9. Major Architectural Critiques Through History

  1. Siegfried Kracauer (1930s): In The Mass Ornament and From Caligari to Hitler, Kracauer saw Metropolis as the prototype of mass choreography, where architecture and spectacle merge to prepare the mind for authoritarian order.
  2. Production Historians (Bergfelder, Film Architecture and the Transnational Imagination): the film’s design team (Kettelhut, Hunte, Vollbrecht) built a city of stylistic pastiche, more cinema than urbanism.
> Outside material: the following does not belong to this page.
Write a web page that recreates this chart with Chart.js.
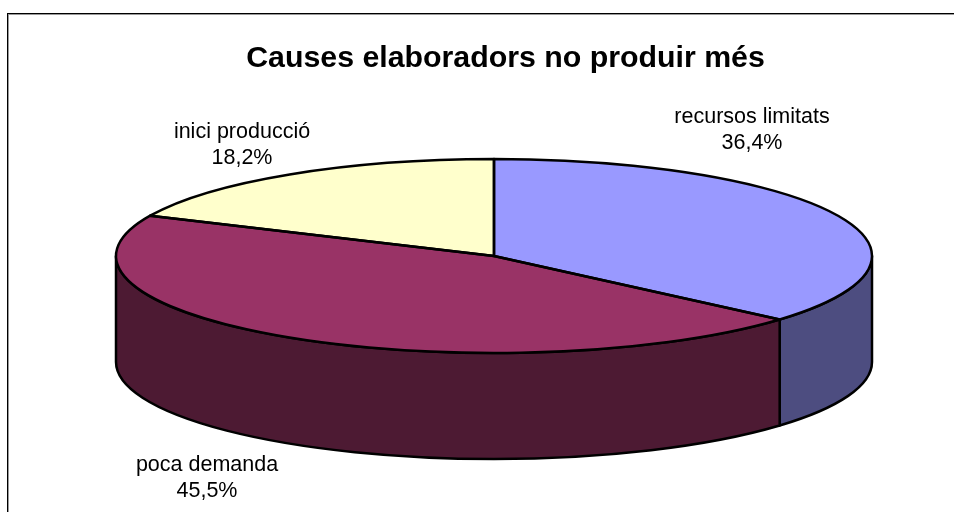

The sets were meant to impress, not function.
  3. Tängerstad’s “Cathedral and Skyscraper” (1990s): interprets the Machine Hall as an expression of industrial theology, arguing that Lang’s architecture fuses religion and technology to naturalise power.
  4. Urbanist Readings: Later critics treat the film as projection, not prophecy, expressing Weimar Germany’s fear of industrial capitalism and American skyscraper modernity.
  5. Contemporary Reassessments: Modern scholarship warns that Metropolis’s imagery influenced both democratic modernism and totalitarian aesthetics. Its visual clarity became a model for architecture’s capacity to awe, and therefore to dominate.

10. Lessons for the Modern Architect

If Metropolis teaches anything, it’s that architecture without empathy becomes architecture against humanity.
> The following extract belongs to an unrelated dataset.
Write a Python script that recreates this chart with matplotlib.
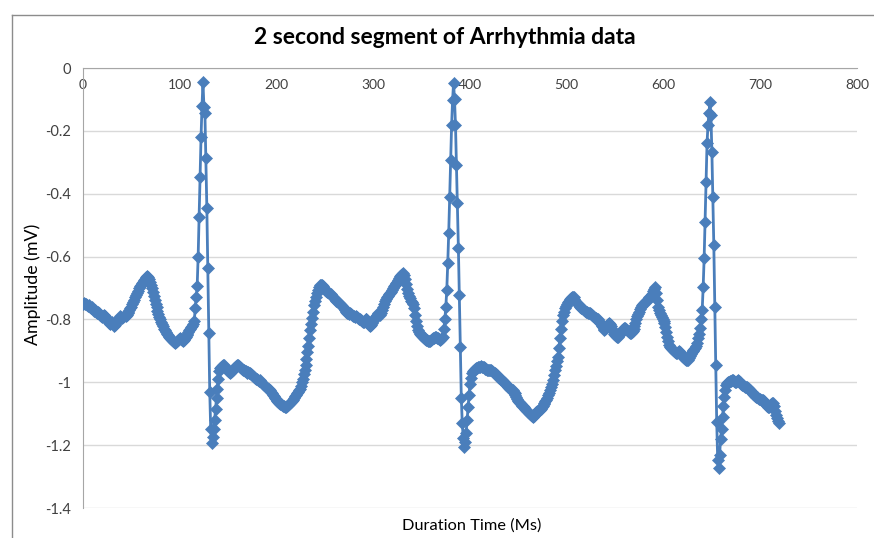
import numpy as np
import matplotlib.pyplot as plt
from matplotlib.lines import Line2D

plt.rcParams['font.family'] = ['Lato', 'DejaVu Sans']

# ECG amplitude (mV), one value per sample, 720 samples
amplitude_mv = [
    -0.750, -0.748, -0.752, -0.750, -0.755, -0.758, -0.755, -0.760, -0.765, -0.762, -0.768, -0.772, -0.770, -0.775, -0.780, -0.778, -0.775, -0.780, -0.785, -0.790,
    -0.792, -0.788, -0.785, -0.790, -0.795, -0.800, -0.805, -0.810, -0.815, -0.812, -0.808, -0.815, -0.820, -0.818, -0.810, -0.805, -0.800, -0.795, -0.790, -0.792,
    -0.795, -0.792, -0.788, -0.785, -0.790, -0.785, -0.780, -0.775, -0.770, -0.765, -0.760, -0.752, -0.745, -0.738, -0.730, -0.722, -0.715, -0.708, -0.700, -0.695,
    -0.690, -0.685, -0.680, -0.675, -0.670, -0.665, -0.662, -0.665, -0.672, -0.680, -0.690, -0.700, -0.712, -0.725, -0.738, -0.750, -0.762, -0.772, -0.782, -0.792,
    -0.800, -0.808, -0.815, -0.822, -0.830, -0.835, -0.840, -0.845, -0.850, -0.855, -0.860, -0.862, -0.865, -0.868, -0.872, -0.875, -0.872, -0.868, -0.865, -0.862,
    -0.860, -0.862, -0.865, -0.868, -0.865, -0.860, -0.855, -0.850, -0.845, -0.840, -0.835, -0.830, -0.825, -0.820, -0.815, -0.805, -0.764, -0.729, -0.694, -0.601,
    -0.474, -0.347, -0.220, -0.121, -0.045, -0.123, -0.143, -0.286, -0.445, -0.636, -0.843, -1.030, -1.150, -1.193, -1.175, -1.150, -1.120, -1.085, -1.050, -1.020,
    -0.990, -0.965, -0.955, -0.950, -0.948, -0.945, -0.945, -0.950, -0.955, -0.960, -0.965, -0.968, -0.970, -0.968, -0.965, -0.960, -0.955, -0.950, -0.948, -0.945,
    -0.945, -0.948, -0.950, -0.955, -0.958, -0.960, -0.962, -0.965, -0.965, -0.968, -0.970, -0.968, -0.970, -0.972, -0.975, -0.978, -0.980, -0.983, -0.985, -0.988,
    -0.990, -0.992, -0.995, -0.993, -0.998, -1.002, -1.005, -1.008, -1.012, -1.015, -1.018, -1.020, -1.022, -1.025, -1.030, -1.035, -1.040, -1.045, -1.050, -1.052,
    -1.055, -1.058, -1.062, -1.066, -1.068, -1.070, -1.072, -1.075, -1.076, -1.078, -1.078, -1.075, -1.072, -1.068, -1.065, -1.062, -1.058, -1.056, -1.050, -1.045,
    -1.040, -1.035, -1.030, -1.026, -1.022, -1.012, -1.000, -0.988, -0.975, -0.960, -0.945, -0.925, -0.905, -0.885, -0.860, -0.835, -0.815, -0.795, -0.775, -0.755,
    -0.740, -0.728, -0.715, -0.705, -0.698, -0.692, -0.690, -0.692, -0.695, -0.700, -0.705, -0.710, -0.712, -0.712, -0.715, -0.718, -0.720, -0.725, -0.728, -0.732,
    -0.735, -0.738, -0.740, -0.742, -0.745, -0.748, -0.752, -0.755, -0.758, -0.762, -0.765, -0.770, -0.775, -0.778, -0.780, -0.782, -0.780, -0.782, -0.785, -0.788,
    -0.790, -0.792, -0.790, -0.792, -0.795, -0.798, -0.800, -0.803, -0.805, -0.807, -0.808, -0.805, -0.800, -0.798, -0.802, -0.810, -0.818, -0.822, -0.818, -0.810,
    -0.805, -0.800, -0.795, -0.790, -0.785, -0.780, -0.782, -0.785, -0.780, -0.770, -0.760, -0.750, -0.742, -0.735, -0.730, -0.725, -0.720, -0.717, -0.712, -0.705,
    -0.700, -0.695, -0.690, -0.688, -0.685, -0.680, -0.675, -0.668, -0.662, -0.658, -0.655, -0.653, -0.660, -0.672, -0.688, -0.702, -0.717, -0.725, -0.732, -0.740,
    -0.745, -0.750, -0.765, -0.785, -0.805, -0.822, -0.833, -0.840, -0.845, -0.848, -0.852, -0.855, -0.858, -0.860, -0.862, -0.865, -0.866, -0.868, -0.870, -0.868,
    -0.865, -0.862, -0.860, -0.858, -0.856, -0.855, -0.858, -0.860, -0.862, -0.865, -0.862, -0.860, -0.855, -0.830, -0.800, -0.760, -0.706, -0.621, -0.525, -0.410,
    -0.293, -0.181, -0.102, -0.048, -0.100, -0.181, -0.309, -0.430, -0.573, -0.722, -0.887, -1.050, -1.130, -1.177, -1.205, -1.190, -1.160, -1.120, -1.080, -1.040,
    -1.005, -0.985, -0.972, -0.965, -0.960, -0.958, -0.955, -0.955, -0.952, -0.950, -0.950, -0.948, -0.950, -0.950, -0.952, -0.955, -0.958, -0.958, -0.960, -0.962,
    -0.962, -0.960, -0.962, -0.965, -0.968, -0.970, -0.972, -0.975, -0.978, -0.982, -0.985, -0.988, -0.990, -0.992, -0.995, -1.000, -1.003, -1.008, -1.010, -1.015,
    -1.018, -1.020, -1.022, -1.024, -1.026, -1.030, -1.035, -1.042, -1.048, -1.052, -1.058, -1.062, -1.066, -1.070, -1.074, -1.077, -1.080, -1.084, -1.088, -1.092,
    -1.095, -1.098, -1.100, -1.105, -1.108, -1.110, -1.106, -1.100, -1.095, -1.092, -1.090, -1.088, -1.088, -1.084, -1.080, -1.075, -1.070, -1.065, -1.060, -1.056,
    -1.050, -1.042, -1.035, -1.025, -1.015, -1.005, -0.993, -0.978, -0.962, -0.948, -0.932, -0.918, -0.890, -0.860, -0.830, -0.805, -0.785, -0.775, -0.765, -0.758,
    -0.750, -0.745, -0.740, -0.735, -0.732, -0.730, -0.728, -0.730, -0.735, -0.740, -0.745, -0.748, -0.752, -0.755, -0.760, -0.763, -0.765, -0.768, -0.770, -0.772,
    -0.775, -0.777, -0.778, -0.780, -0.780, -0.783, -0.786, -0.790, -0.792, -0.795, -0.797, -0.800, -0.800, -0.805, -0.810, -0.815, -0.820, -0.825, -0.830, -0.834,
    -0.832, -0.826, -0.820, -0.815, -0.812, -0.815, -0.822, -0.830, -0.838, -0.845, -0.850, -0.853, -0.855, -0.855, -0.850, -0.845, -0.840, -0.835, -0.830, -0.828,
    -0.828, -0.830, -0.833, -0.836, -0.840, -0.842, -0.842, -0.840, -0.838, -0.830, -0.820, -0.810, -0.800, -0.790, -0.782, -0.775, -0.768, -0.760, -0.755, -0.750,
    -0.748, -0.745, -0.742, -0.740, -0.735, -0.730, -0.728, -0.725, -0.718, -0.710, -0.702, -0.696, -0.715, -0.738, -0.760, -0.770, -0.778, -0.785, -0.792, -0.800,
    -0.806, -0.812, -0.825, -0.840, -0.855, -0.870, -0.882, -0.888, -0.892, -0.895, -0.898, -0.900, -0.903, -0.906, -0.908, -0.905, -0.902, -0.905, -0.910, -0.915,
    -0.918, -0.922, -0.925, -0.928, -0.930, -0.928, -0.922, -0.915, -0.910, -0.905, -0.900, -0.898, -0.895, -0.890, -0.885, -0.876, -0.860, -0.845, -0.828, -0.800,
    -0.770, -0.697, -0.605, -0.489, -0.362, -0.239, -0.180, -0.144, -0.107, -0.150, -0.266, -0.410, -0.563, -0.760, -0.945, -1.125, -1.247, -1.273, -1.230, -1.180,
    -1.150, -1.110, -1.075, -1.046, -1.025, -1.010, -1.003, -1.000, -0.998, -0.995, -0.995, -0.993, -0.993, -0.995, -0.998, -1.000, -0.996, -0.993, -0.995, -1.000,
    -1.004, -1.008, -1.010, -1.012, -1.014, -1.014, -1.014, -1.018, -1.022, -1.026, -1.030, -1.032, -1.035, -1.038, -1.040, -1.043, -1.046, -1.048, -1.050, -1.052,
    -1.054, -1.055, -1.056, -1.056, -1.060, -1.065, -1.070, -1.075, -1.080, -1.078, -1.074, -1.070, -1.067, -1.067, -1.075, -1.090, -1.105, -1.115, -1.122, -1.130,
]
duration_ms = np.arange(len(amplitude_mv))

x_ticks = [0, 100, 200, 300, 400, 500, 600, 700, 800]
x_tick_labels = ['0', '100', '200', '300', '400', '500', '600', '700', '800']
y_ticks = [0, -0.2, -0.4, -0.6, -0.8, -1.0, -1.2, -1.4]
y_tick_labels = ['0', '-0.2', '-0.4', '-0.6', '-0.8', '-1', '-1.2', '-1.4']

W, H = 874, 538
fig = plt.figure(figsize=(W / 100, H / 100), dpi=100)

# chart frame: only the left and top edges fall inside the image
fig.lines.append(Line2D([12 / W, 12 / W], [0, 1 - 15 / H], transform=fig.transFigure,
                        color='#8C8C8C', lw=1))
fig.lines.append(Line2D([12 / W, 1], [1 - 15 / H, 1 - 15 / H], transform=fig.transFigure,
                        color='#8C8C8C', lw=1))

ax = fig.add_axes([83 / W, 1 - 508 / H, 774 / W, 440 / H])
ax.plot(duration_ms, amplitude_mv, color='#4A7EBB', lw=2, marker='D', ms=5.8,
        mfc='#4A7EBB', mec='#4A7EBB', mew=0.5, zorder=3)

ax.set_xlim(0, 800)
ax.set_ylim(-1.4, 0)

# horizontal axis crosses at y = 0, labels sit under it
ax.spines['bottom'].set_position(('data', 0))
ax.spines['bottom'].set_color('#A6A6A6')
ax.spines['left'].set_color('#A6A6A6')
ax.spines['top'].set_visible(False)
ax.spines['right'].set_visible(False)

ax.set_xticks(x_ticks)
ax.set_xticklabels(x_tick_labels)
ax.set_yticks(y_ticks)
ax.set_yticklabels(y_tick_labels)
ax.tick_params(axis='x', length=0, labelsize=10, labelcolor='#404040', pad=8)
ax.tick_params(axis='y', length=0, labelsize=10.5, labelcolor='#404040', pad=8.5)

ax.set_axisbelow(True)
ax.yaxis.grid(True, color='#D9D9D9', lw=1)

fig.text(445 / W, 1 - 38 / H, '2 second segment of Arrhythmia data', ha='center', va='center',
         fontsize=16.5, fontweight='bold', color='black')
fig.text(33 / W, 1 - 284 / H, 'Amplitude (mV)', rotation=90, ha='center', va='center',
         fontsize=12.8, color='black')
fig.text(472 / W, 1 - 526 / H, 'Duration Time (Ms)', ha='center', va='center',
         fontsize=11.8, color='black')

fig.savefig('out.png', dpi=100)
Lang’s city is perfectly designed, and perfectly inhumane. It demonstrates how easy it is for design to slide from utopia into authoritarian choreography.

Today’s architects face subtler versions of the same temptation: the dream of “smart” totality, of algorithmic order, of seamless efficiency. But cities, like people, thrive on contradiction. They need space for unpredictability, failure, and dissent, the very qualities Lang’s city erased.

11. The Future We Refused

Fritz Lang imagined a future of steel and control, and in doing so built one of cinema’s most seductive nightmares.

Almost a century later, his Metropolis remains less a prophecy than a psychological x-ray of modernity, showing how easily architecture can transform from art of shelter to instrument of power.

We can still admire its craft, but we should not mistake it for vision.

Lang’s city is not the city of tomorrow; it’s the mirror of a century’s anxieties about technology, hierarchy, and the loss of the human scale.

As architects and urban thinkers, our task is not to replicate that grandeur, but to dismantle the ideology behind it; to build cities where the “darkness” finally gives way to light.